No Strong Orthogonality From Selection Pressure
Intelligence may not be a neutral engine for arbitrary goals, argues new analysis.
A recent LessWrong post by lumpenspace titled 'No Strong Orthogonality From Selection Pressure' dissects the Orthogonality Thesis, a cornerstone of AI safety discourse. The author distinguishes between logical orthogonality—the mathematical possibility of a superintelligent paperclip maximizer—and empirical orthogonality, the claim that such dumb goals are plausible outcomes of real-world training and competition. While conceding the first, lumpenspace argues the second is a category error, noting that doom scenarios typically require systems to achieve radical capability while preserving misaligned, stupid goals.

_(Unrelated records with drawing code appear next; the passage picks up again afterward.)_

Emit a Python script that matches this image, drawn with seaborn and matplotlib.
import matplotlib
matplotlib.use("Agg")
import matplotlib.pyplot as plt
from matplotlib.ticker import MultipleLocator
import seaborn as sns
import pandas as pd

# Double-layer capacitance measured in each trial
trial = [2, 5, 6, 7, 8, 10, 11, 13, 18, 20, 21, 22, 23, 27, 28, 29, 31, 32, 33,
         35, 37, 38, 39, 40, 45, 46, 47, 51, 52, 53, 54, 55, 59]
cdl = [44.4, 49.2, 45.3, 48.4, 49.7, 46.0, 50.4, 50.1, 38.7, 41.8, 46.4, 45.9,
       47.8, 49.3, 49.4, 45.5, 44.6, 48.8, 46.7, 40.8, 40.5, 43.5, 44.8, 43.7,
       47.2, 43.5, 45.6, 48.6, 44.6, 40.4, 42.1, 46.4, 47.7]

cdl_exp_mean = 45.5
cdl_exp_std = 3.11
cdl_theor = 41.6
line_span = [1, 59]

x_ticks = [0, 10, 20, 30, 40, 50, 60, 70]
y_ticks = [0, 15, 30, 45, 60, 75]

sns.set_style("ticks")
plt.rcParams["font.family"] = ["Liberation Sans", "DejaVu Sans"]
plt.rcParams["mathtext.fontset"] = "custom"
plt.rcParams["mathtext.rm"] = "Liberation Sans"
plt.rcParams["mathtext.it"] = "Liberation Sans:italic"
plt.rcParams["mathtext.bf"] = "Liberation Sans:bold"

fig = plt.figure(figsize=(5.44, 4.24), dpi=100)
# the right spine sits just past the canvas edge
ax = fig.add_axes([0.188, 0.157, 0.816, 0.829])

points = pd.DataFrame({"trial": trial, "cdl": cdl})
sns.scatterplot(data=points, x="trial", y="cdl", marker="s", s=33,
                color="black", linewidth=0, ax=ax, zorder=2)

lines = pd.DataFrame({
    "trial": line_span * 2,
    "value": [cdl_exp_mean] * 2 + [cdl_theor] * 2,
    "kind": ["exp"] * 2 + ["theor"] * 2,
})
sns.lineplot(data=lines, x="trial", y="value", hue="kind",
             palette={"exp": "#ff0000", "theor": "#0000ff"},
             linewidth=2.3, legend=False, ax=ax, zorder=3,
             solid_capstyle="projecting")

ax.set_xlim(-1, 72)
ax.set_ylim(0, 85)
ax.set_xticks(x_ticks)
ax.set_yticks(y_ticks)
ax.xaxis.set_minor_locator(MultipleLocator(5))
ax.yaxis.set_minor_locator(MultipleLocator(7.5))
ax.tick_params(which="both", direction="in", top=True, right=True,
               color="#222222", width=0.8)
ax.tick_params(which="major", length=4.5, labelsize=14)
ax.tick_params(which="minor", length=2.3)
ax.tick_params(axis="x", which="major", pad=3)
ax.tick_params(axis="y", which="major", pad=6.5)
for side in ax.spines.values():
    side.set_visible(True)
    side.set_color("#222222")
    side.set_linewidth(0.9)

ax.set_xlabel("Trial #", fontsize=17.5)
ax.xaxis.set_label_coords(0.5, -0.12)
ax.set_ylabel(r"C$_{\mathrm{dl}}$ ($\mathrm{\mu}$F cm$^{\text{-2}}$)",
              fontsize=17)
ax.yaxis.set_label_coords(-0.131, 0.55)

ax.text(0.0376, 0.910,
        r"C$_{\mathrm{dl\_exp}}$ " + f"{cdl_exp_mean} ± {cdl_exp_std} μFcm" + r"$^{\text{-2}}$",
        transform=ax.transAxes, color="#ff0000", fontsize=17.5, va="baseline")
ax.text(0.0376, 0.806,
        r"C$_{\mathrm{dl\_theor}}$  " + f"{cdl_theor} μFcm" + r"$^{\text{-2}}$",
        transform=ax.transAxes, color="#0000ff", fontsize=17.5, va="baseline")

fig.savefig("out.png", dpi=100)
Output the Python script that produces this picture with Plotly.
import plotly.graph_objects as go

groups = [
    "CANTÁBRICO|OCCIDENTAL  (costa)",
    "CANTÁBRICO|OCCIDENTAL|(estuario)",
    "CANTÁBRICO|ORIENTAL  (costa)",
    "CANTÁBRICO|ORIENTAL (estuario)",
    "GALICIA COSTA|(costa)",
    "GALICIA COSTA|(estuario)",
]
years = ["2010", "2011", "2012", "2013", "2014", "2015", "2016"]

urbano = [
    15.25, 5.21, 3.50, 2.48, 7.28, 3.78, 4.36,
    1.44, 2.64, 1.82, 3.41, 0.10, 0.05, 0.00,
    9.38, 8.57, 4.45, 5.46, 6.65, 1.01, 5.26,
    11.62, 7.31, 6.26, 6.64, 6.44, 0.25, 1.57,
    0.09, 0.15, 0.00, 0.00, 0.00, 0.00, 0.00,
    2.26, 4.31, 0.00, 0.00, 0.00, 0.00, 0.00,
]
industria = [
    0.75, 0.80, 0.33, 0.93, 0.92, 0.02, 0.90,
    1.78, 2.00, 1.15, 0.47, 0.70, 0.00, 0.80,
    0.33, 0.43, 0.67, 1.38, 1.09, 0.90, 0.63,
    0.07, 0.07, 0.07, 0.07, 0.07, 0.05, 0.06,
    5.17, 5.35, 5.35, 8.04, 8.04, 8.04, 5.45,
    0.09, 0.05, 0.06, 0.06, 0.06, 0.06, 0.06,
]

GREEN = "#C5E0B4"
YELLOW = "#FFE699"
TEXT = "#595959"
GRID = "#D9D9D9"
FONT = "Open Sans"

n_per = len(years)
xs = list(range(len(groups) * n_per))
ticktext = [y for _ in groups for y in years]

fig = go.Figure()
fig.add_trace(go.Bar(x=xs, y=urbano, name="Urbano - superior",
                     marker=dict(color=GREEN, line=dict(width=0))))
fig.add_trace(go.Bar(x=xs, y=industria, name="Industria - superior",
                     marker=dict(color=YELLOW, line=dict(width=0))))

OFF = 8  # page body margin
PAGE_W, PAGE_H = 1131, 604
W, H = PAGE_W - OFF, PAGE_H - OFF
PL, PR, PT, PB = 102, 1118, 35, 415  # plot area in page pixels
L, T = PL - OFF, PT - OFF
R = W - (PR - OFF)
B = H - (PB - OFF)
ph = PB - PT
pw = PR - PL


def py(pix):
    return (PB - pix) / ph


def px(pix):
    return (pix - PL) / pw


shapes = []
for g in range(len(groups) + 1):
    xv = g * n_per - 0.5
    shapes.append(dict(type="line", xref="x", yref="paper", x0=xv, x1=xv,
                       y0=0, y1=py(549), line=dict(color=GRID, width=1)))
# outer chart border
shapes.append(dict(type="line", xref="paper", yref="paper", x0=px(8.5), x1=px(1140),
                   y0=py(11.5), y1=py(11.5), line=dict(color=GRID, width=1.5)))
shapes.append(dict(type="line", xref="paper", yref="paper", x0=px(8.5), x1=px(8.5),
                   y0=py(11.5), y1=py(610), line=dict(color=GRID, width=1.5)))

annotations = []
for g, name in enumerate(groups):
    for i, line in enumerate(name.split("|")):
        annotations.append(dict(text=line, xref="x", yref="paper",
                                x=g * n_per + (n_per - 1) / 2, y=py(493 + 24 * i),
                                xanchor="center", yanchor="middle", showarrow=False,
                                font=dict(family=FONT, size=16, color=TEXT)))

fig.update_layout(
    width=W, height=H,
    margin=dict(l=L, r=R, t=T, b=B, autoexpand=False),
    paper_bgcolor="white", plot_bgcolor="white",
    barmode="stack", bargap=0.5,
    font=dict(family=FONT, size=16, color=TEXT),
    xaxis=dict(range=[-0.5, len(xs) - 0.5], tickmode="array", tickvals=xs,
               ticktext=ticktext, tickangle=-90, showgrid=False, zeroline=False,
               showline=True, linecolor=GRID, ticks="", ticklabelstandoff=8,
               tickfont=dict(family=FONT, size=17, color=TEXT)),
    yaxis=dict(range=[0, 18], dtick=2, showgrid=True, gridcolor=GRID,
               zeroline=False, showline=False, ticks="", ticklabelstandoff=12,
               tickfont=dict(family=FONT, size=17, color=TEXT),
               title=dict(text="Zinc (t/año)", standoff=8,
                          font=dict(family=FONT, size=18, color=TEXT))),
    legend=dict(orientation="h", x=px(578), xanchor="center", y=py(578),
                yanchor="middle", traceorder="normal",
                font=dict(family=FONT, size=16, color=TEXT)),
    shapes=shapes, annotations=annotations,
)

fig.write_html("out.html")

The post proposes a selection-theoretic alternative: among agents that arise, persist, and self-improve in rich environments, goals that natively route through intelligence, option-preservation, and world-model expansion have a systematic Darwinian advantage. This implies an ultimate attractor toward intelligence optimization itself, not human morality or paperclips. The author references Land's anti-orthogonalism and Jessica Taylor's obliqueness thesis, which show values are entangled with ontology, architecture, and cognition, meaning they shift as intelligence improves. The argument doesn't guarantee friendliness but reframes the debate around empirical stability of goals under recursive self-improvement.
- The Orthogonality Thesis is split into logical (possible) and empirical (plausible) claims, with the latter rejected.
- Selection pressure in competitive environments favors goals tied to intelligence, option-preservation, and world-model expansion.
- Values are entangled with cognition, so they shift under self-improvement, challenging the stability of arbitrary goals.
Why It Matters
Challenges a key assumption in AI safety, suggesting superintelligent goals may naturally converge toward intelligence rather than arbitrary targets.